Passerini polymerization as a novel route for high ionic conductivity solid polymer electrolyte

Abstract

Polyethylene glycol (PEG) used as solid polymer electrolyte has shown disadvantages of low ionic conductivity and lithium ion transference number due to its high crystallinity. In this study, we propose Passerini three-component polymerization (P-3CP) to modify PEGs for solid polymer electrolytes (SPEs). Thus, a series of PEG-based polyesters (PGPEs) with molar masses between 14,400 and 30,200 gmol−1 are synthesized by P-3CP. The crystallinity of obtained PGPEs is successfully suppressed by the introduction of side groups via P-3CP. SPEs consisting of PGPEs as matrix and bis(trifluoromethane)sulfonimide lithium salt (LiTFSI) with different concentrations were investigated in detail.
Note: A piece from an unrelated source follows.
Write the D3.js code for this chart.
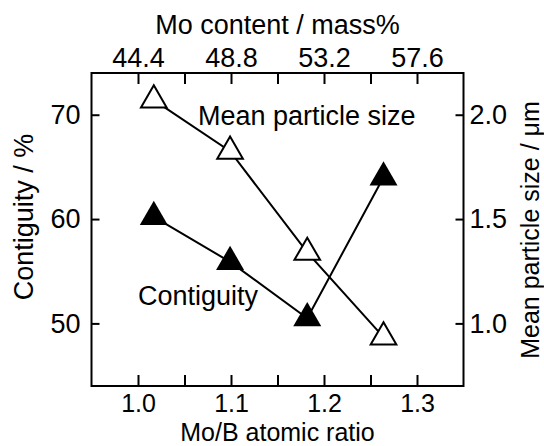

The SPE composed of PGPE-4000 with 30 wt% LiTFSI presented the best ionic conductivities of 5.85 × 10-5 Scm−1 and 1.94 × 10-3 Scm−1 at room temperature and 80 °C, respectively, which are significantly higher than the commonly used PEG-based SPE. The LiFePO4/Li solid-state lithium-ion battery assembled with PGPE-based SPE showed excellent cycle stability. After 100 cycles at 0.5C at 60 °C, the discharge specific capacity remains 133 mAhg−1. Furthermore, due to the addition of amide side groups, the flame retardant property of PGPE-based SPEs is improved. Compared to PEG, the limiting oxygen index (LOI) values increase from 21.0 to 25.5 after modification by P-3CP. Therefore, the P-3CP is an attractive method to obtain polyesters from dicarboxylic acid or diol monomers for the application in the lithium battery field.